REQUIREMENT »
Work through the material below line by line and say how many lines include the word "Write". Only the number, please.

PROVIDED RECORDS »
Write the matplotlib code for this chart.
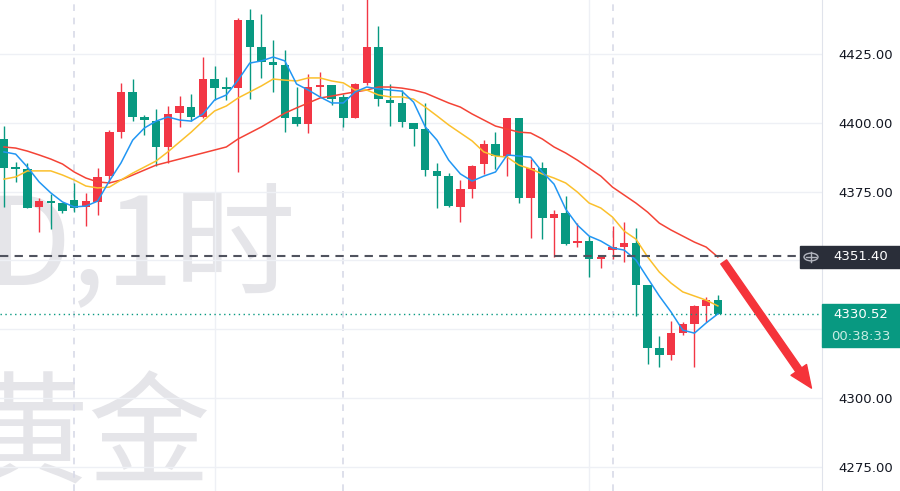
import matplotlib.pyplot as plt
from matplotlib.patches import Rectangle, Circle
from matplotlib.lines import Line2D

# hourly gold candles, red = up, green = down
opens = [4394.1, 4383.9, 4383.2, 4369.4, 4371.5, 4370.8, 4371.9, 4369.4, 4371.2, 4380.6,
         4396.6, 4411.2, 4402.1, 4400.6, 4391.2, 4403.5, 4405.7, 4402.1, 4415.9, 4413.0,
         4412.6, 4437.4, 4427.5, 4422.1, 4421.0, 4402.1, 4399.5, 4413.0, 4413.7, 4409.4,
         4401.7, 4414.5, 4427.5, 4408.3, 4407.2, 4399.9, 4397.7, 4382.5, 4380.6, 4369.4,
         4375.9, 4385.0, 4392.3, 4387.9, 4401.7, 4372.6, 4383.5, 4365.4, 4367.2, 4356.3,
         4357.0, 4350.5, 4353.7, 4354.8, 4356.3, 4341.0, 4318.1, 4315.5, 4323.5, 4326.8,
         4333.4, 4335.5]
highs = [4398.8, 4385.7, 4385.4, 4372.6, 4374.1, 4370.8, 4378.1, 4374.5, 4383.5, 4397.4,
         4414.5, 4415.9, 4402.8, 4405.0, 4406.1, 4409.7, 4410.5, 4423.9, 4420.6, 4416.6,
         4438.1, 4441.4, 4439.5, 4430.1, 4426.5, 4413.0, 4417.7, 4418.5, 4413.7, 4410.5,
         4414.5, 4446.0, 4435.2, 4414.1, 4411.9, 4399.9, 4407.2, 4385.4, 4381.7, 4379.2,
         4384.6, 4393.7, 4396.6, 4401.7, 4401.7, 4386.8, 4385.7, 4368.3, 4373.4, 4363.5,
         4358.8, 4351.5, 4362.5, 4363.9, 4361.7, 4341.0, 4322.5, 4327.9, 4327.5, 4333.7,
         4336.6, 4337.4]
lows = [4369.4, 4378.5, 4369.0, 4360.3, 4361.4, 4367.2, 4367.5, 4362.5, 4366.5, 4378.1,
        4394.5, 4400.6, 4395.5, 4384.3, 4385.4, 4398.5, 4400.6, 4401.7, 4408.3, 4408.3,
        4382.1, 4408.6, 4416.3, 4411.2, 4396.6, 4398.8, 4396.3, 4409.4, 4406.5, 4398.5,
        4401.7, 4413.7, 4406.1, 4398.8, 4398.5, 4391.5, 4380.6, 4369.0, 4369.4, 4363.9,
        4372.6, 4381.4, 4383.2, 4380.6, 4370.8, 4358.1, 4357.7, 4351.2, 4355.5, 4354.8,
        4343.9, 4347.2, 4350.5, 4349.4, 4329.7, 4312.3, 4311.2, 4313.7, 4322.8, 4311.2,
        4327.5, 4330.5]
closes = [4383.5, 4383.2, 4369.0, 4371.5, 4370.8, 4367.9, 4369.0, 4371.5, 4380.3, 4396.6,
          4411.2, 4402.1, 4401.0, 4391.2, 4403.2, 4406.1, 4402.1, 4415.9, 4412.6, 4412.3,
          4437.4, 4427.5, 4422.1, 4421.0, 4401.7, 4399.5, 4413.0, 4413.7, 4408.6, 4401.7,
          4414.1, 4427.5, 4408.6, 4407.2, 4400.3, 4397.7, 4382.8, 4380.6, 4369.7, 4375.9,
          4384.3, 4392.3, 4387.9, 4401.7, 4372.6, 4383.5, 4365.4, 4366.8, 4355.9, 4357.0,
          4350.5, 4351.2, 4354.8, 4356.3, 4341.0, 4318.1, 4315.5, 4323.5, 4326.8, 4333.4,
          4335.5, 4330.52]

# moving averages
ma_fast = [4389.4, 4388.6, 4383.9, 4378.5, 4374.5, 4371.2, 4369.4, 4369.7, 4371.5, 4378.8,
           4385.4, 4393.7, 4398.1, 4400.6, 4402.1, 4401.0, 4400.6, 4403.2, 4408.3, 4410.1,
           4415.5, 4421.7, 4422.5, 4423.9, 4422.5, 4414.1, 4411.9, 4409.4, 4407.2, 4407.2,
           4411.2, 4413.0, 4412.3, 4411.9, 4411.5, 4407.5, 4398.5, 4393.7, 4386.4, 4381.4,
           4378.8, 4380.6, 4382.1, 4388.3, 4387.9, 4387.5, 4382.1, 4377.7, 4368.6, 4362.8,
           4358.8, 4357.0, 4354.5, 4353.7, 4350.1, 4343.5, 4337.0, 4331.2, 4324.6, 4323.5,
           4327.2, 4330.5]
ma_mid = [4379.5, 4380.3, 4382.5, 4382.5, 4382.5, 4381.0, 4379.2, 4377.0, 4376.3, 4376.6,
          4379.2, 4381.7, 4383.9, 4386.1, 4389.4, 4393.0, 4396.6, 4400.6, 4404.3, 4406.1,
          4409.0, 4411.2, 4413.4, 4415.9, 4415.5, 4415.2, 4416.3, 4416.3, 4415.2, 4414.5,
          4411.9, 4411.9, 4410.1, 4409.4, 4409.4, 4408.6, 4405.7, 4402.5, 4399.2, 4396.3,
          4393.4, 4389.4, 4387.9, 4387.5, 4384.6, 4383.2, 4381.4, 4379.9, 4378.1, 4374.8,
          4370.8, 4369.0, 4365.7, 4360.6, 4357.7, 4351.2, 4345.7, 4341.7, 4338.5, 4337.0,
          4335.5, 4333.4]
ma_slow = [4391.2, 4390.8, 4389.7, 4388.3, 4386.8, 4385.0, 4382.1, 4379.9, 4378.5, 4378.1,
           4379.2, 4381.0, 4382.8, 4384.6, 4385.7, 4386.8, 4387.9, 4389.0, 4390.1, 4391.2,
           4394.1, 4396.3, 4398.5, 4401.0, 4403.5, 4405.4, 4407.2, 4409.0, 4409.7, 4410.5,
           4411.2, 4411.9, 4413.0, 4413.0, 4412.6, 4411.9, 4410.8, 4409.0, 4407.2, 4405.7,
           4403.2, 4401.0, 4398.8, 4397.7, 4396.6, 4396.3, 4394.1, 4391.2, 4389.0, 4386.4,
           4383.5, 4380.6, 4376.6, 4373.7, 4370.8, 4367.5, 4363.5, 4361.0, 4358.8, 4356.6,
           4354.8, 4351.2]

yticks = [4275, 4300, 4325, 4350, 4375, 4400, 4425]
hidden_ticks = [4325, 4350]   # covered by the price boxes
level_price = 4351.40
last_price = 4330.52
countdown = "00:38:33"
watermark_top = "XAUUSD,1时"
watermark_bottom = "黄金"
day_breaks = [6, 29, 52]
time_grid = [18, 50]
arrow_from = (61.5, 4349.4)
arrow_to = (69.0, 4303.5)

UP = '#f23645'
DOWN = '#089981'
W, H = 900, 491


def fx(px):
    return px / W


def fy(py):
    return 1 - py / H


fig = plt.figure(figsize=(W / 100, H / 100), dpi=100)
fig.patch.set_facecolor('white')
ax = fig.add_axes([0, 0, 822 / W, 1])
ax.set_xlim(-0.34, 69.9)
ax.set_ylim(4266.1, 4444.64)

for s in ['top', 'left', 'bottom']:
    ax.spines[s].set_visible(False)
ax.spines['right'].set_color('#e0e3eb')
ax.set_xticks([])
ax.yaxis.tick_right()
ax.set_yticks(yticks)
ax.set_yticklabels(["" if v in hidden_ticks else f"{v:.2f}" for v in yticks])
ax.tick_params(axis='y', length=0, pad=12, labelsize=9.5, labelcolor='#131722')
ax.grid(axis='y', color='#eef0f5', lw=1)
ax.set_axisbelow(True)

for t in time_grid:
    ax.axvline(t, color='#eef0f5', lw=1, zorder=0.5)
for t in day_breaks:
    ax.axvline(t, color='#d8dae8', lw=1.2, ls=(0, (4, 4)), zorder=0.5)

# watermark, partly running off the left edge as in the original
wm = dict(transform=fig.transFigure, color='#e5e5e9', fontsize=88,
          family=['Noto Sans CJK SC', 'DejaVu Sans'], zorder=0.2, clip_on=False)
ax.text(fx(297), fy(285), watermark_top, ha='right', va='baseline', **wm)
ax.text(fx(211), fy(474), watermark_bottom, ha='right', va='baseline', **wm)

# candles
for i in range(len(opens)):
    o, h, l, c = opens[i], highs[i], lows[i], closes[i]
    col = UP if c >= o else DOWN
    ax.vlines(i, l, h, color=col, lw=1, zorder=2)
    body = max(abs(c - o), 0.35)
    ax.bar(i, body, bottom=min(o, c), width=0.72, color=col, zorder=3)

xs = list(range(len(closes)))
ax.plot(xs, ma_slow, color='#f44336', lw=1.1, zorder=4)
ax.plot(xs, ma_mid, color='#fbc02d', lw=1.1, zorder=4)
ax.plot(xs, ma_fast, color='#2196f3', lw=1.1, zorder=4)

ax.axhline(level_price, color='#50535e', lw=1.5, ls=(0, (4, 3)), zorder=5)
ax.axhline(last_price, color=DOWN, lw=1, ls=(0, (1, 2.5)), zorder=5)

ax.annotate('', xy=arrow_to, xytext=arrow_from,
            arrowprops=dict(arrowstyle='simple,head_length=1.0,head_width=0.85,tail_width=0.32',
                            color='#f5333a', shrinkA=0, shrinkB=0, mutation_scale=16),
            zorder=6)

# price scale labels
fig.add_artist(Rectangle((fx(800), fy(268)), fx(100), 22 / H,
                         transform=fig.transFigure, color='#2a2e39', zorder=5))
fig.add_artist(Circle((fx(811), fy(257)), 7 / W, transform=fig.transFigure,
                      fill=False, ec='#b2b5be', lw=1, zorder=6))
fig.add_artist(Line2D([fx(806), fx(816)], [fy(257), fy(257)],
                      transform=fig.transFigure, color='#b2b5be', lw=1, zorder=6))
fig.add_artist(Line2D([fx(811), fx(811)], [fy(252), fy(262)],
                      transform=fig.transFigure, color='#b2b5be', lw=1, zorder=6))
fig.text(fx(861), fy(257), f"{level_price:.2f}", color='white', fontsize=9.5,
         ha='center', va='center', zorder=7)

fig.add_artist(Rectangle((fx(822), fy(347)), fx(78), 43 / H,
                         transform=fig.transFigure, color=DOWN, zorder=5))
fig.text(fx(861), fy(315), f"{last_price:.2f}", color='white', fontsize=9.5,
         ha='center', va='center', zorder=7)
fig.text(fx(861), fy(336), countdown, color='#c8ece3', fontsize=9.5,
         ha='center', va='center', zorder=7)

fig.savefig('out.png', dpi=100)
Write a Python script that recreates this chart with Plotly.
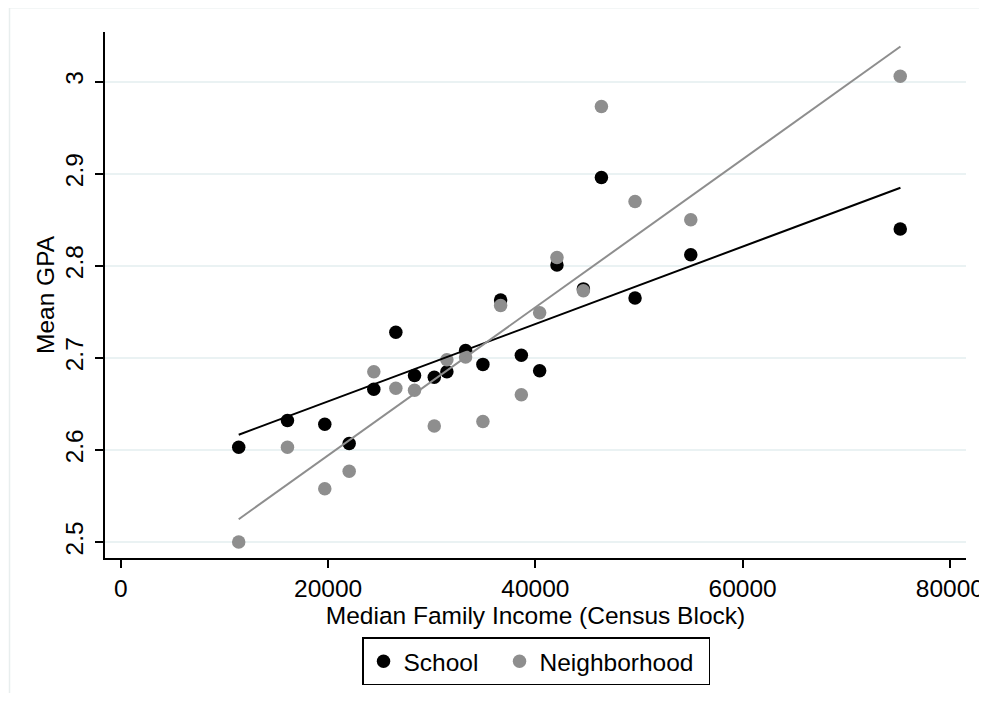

IN RESPONSE »
2